Meditation plays an important part in martial arts across the entire world. It’s often overlooked as the thrill of combat always seems more important, but for who take the time to incorporate some form of stillness and introspection into their path of learning claim it makes their training complete.
Martial arts, including Jujitsu, Aikido, Karate and more, use meditation for a few reasons…
Self-observation
It’s not easy to be honest with yourself on why you train in your martial art, and it’s very likely the purpose that first drove you the start is very different from what continues to push you on. Meditation is a place where you can question your motives, your approach and the responsibilities you feel that accompany your growing power.
Mentally reviewing techniques
Meditation provides another way to study kata and forms, turning things around in your mind and replaying moves with precise changes. Meditation also allows you to isolate footwork, gravity, balance, flow, state of mind, power, timing, and everything else that make a kata truly insightful.

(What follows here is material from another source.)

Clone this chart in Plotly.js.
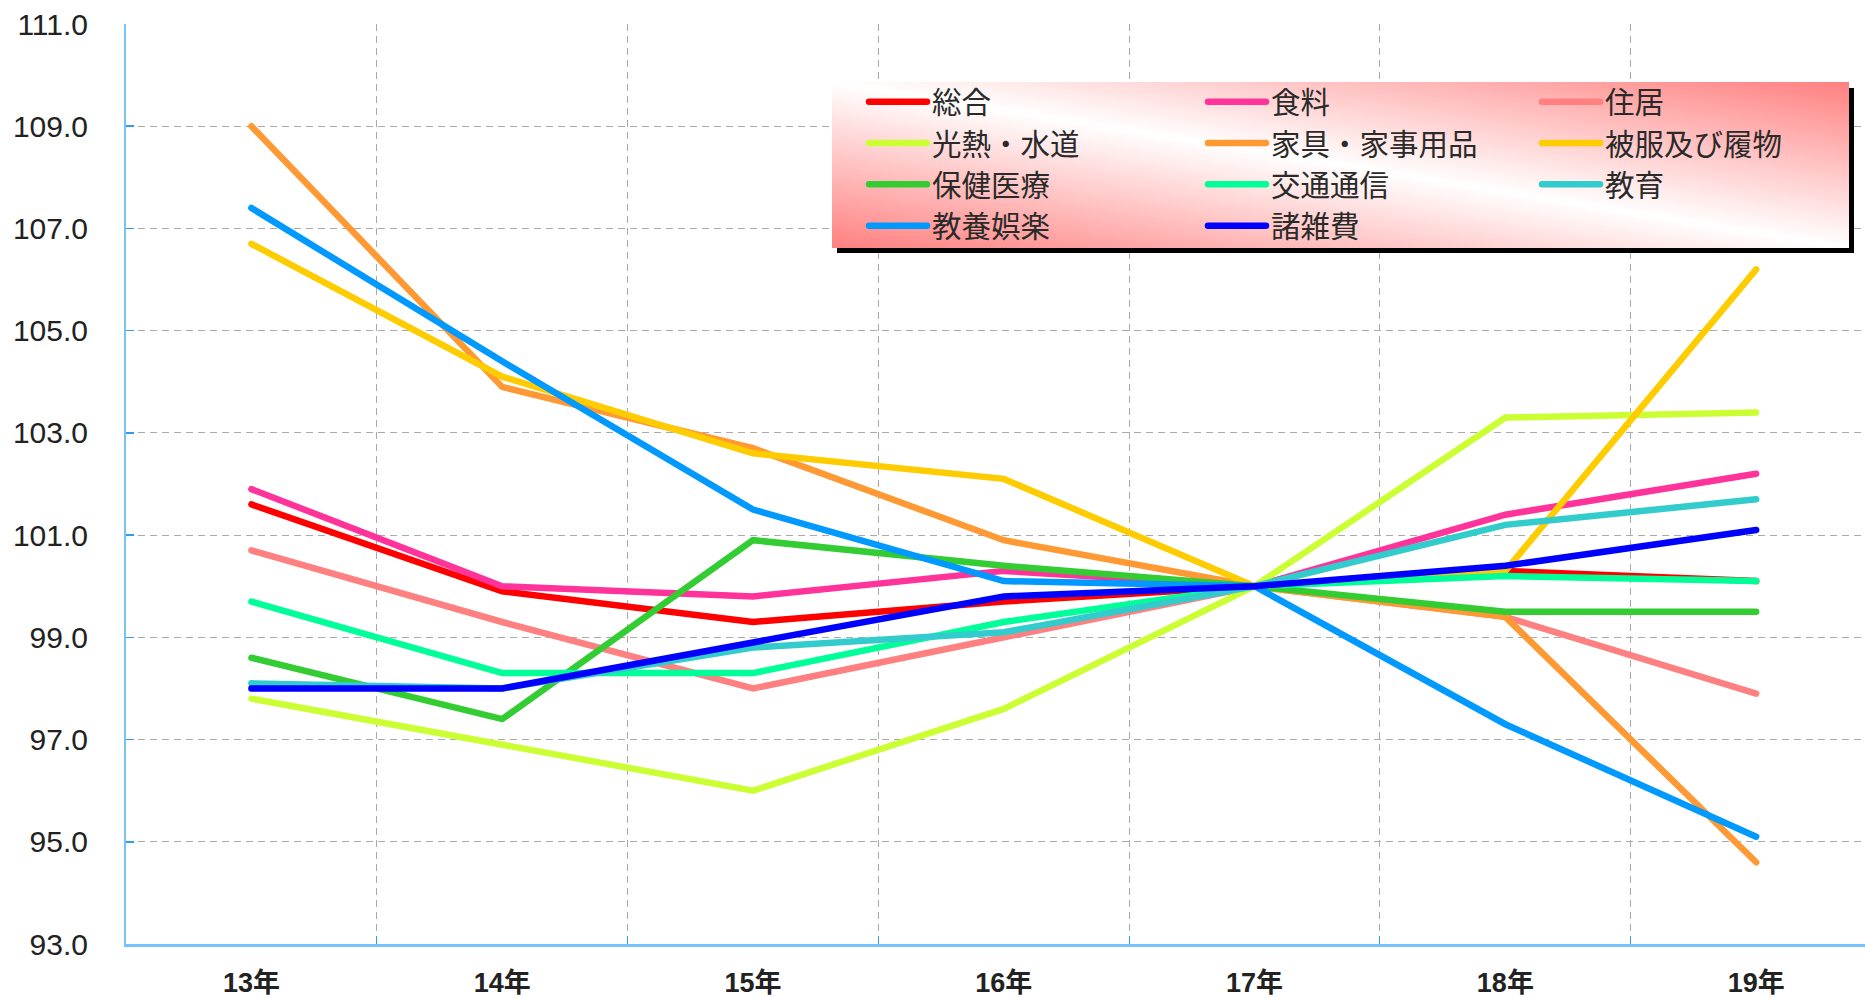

Clearing demons & self control
Meditation is also used for clearing ones head of thoughts and feelings that have no place in the dojo, or that could be a weakness in combat – such as rash anger or jealousy. We all have these elements, and ignoring or repressing them creates a ticking time bomb waiting to blow.
So it is said that if you know your enemies and know yourself, you can win a hundred battles without a single loss.
If you only know yourself, but not your opponent, you may win or may lose.
If you know neither yourself nor your enemy, you will always endanger yourself.
- Sun Tzu, The Art of War
Psyching up
Boxers, athletes and rock stars… All experts focus themselves before a big challenge. Meditation is there to clear one’s head, center one’s self and focus one’s energy. Breathing in through the nose and out through the mouth slowly, whilst concentrating on immovable thoughts of empowerment is one way to do this.
Healing
The effectiveness is difficult to prove, and perhaps it’s just delusion, but meditation has been used for thousands of years to heal faster; especially in Chinese disciplines such as Qigong.
Becoming still
The constant noise of the world, our lives and our minds make it impossible to experience stillness and tranquillity - meditation aims to slow this chaotic oscillation of thought, sensation and feeling, and eventually bring it to a soft standstill. When your thoughts are still, you can begin to take control rather than be lead.









{ 2 comments… read them below or add one }
Excellent article. Ignoring the Yin side of the martial arts only leads to unhealthy training and a short martial arts career.
I think meditation and mental imagery go hand in hand. Where meditation is used to clear the mind (some would say to open it to new learning), mental imagery is used to focus the mind on something very specific and the results are clearly proven, once the person doing it has some skill with it. Last I heard (this goes back a few years), practicing ‘in your head’ with as much concentration as you use in real life gives you nearly the same benefit as physical practice. Something to think about between classes, but I would say there is a clear benefit to meditation. Most who have tried it for a while realize it too.